If you don't believe in miracles, you have to believe this one!
A 29-year-old cook survives three days at the bottom of the Atlantic Ocean after a shipwreck 20 miles off the coast of Nigeria. Many calls him the 'modern day Jonah.'
"I don't know what stopped the water from filling that room. I was calling on God. He did it. It was a miracle," said Harrison Okene, who was on board the Jascon-4 tugboat when it capsized on May 26, according to Reuters.
As the temperature dropped to freezing, Okene recited the last psalm his wife had sent by text message, sometimes called the Prayer for Deliverance: "Oh God, by your name, save me. ... The Lord sustains my life."
The tugboat capsized due to heavy Atlantic Ocean swells, while stabilizing an oil tanker filling up at the Chevron platform. Of the 12 people on board, divers recovered 10 dead bodies while a remaining crew member has not been found. "As I was coming out of the toilet it was pitch black so we were trying to link our way out to the water tidal (exit hatch)," Okene told Reuters in his home town of Warri, a city in Nigeria's oil-producing Niger Delta.
Turning away from his only exit, Okene was swept along a narrow passageway by surging water into another toilet, this time adjoining a ship's officers cabin, as the overturned boat crashed onto the ocean floor. To his amazement he was still breathing.

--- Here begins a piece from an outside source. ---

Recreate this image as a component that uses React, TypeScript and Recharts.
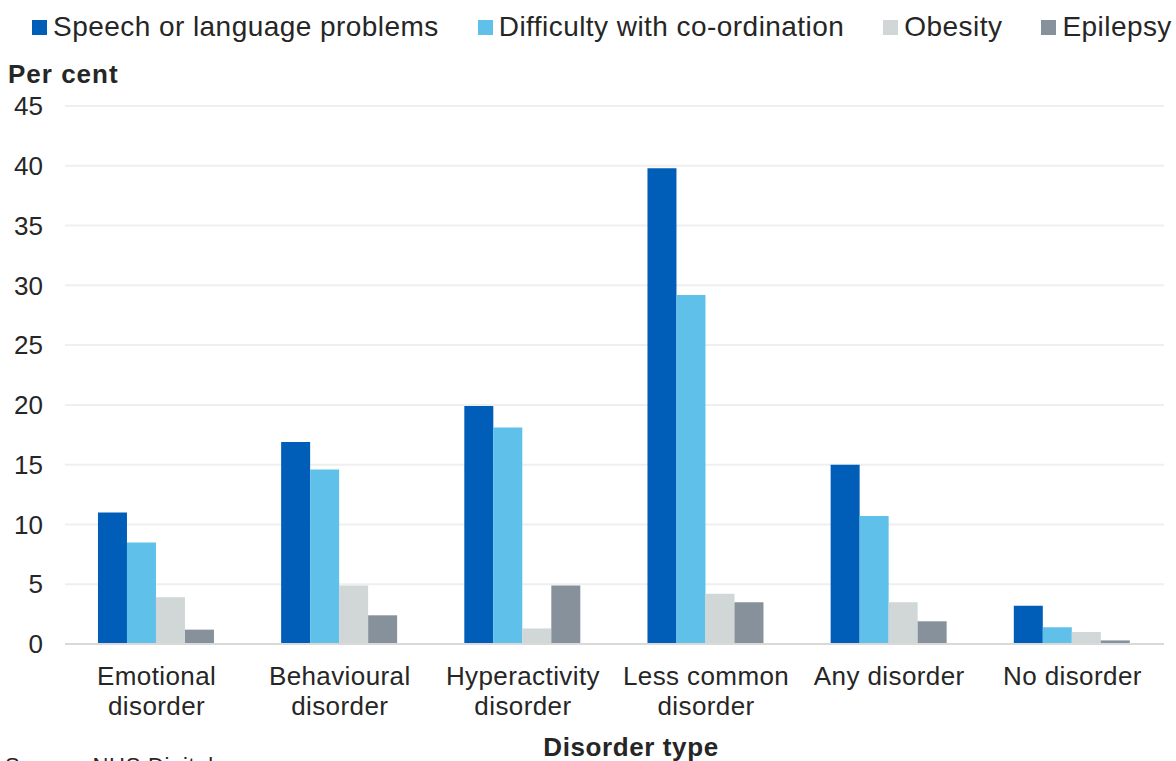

Okene survived, breathing inside a four foot high bubble of air as it shrunk in the waters slowly rising from the ceiling of the tiny toilet and adjoining bedroom where he sought refuge, until two South African divers eventually rescued him.
Okene kept faith with the psalm he recited, that promises to "give thanks in your name, Lord," at a service at his Redeemed Christian Church of God.
To this day, Okene believes his rescue in May is a sign of divine deliverance.